Fidel Castro handed provisional power to Raúl Castro, his younger brother, in July 2006. Raúl Castro officially took over the presidency in February 2008 after Fidel Castro fell ill.
Anchor Russ Mitchell said the May Day celebrations in Cuba signaled a "new era" for the country, and Palmer touted reforms like "cell phones," "text-messaging," opening of "resort hotels" to Cuban citizens and "shiny new Chinese buses."
Previously, Cubans were not allowed to own cell phones, and they had been banned from visiting the island's resorts, which were reserved for foreign tourists.
But optimism over the reforms has been called into question with publications like The Wall Street Journal saying hopes were "misplaced, or at best premature."
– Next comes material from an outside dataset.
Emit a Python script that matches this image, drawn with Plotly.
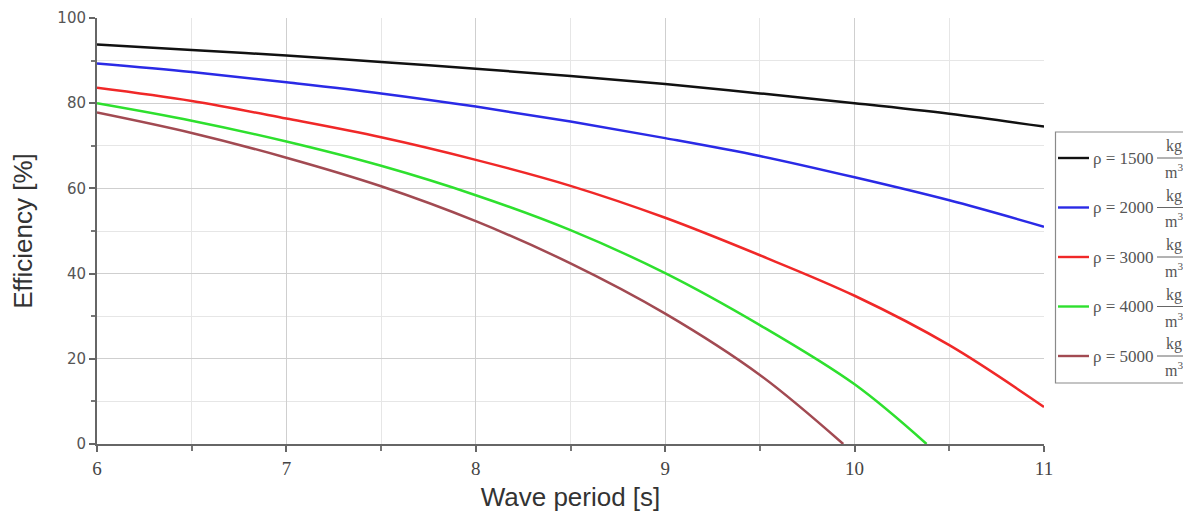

"But Raúl's objective is to placate a restless population, while the regime tightens its grip on economic power," said the April 21 newspaper. "The regime warned democracy advocates last week not to interpret the reforms as a weakening of its resolve to preserve socialism."
The Heritage Foundation and The Wall Street Journal said in the 2008 Index of Economic Freedom that Cuba was 27.5 percent free, making it one of the world's "most repressed economies," ahead of only the dictatorship in North Korea.
The Index of Economic Freedom also notes that Cuba performs poorly in business freedom, investment freedom, property rights, freedom from corruption, labor freedom and financial freedom.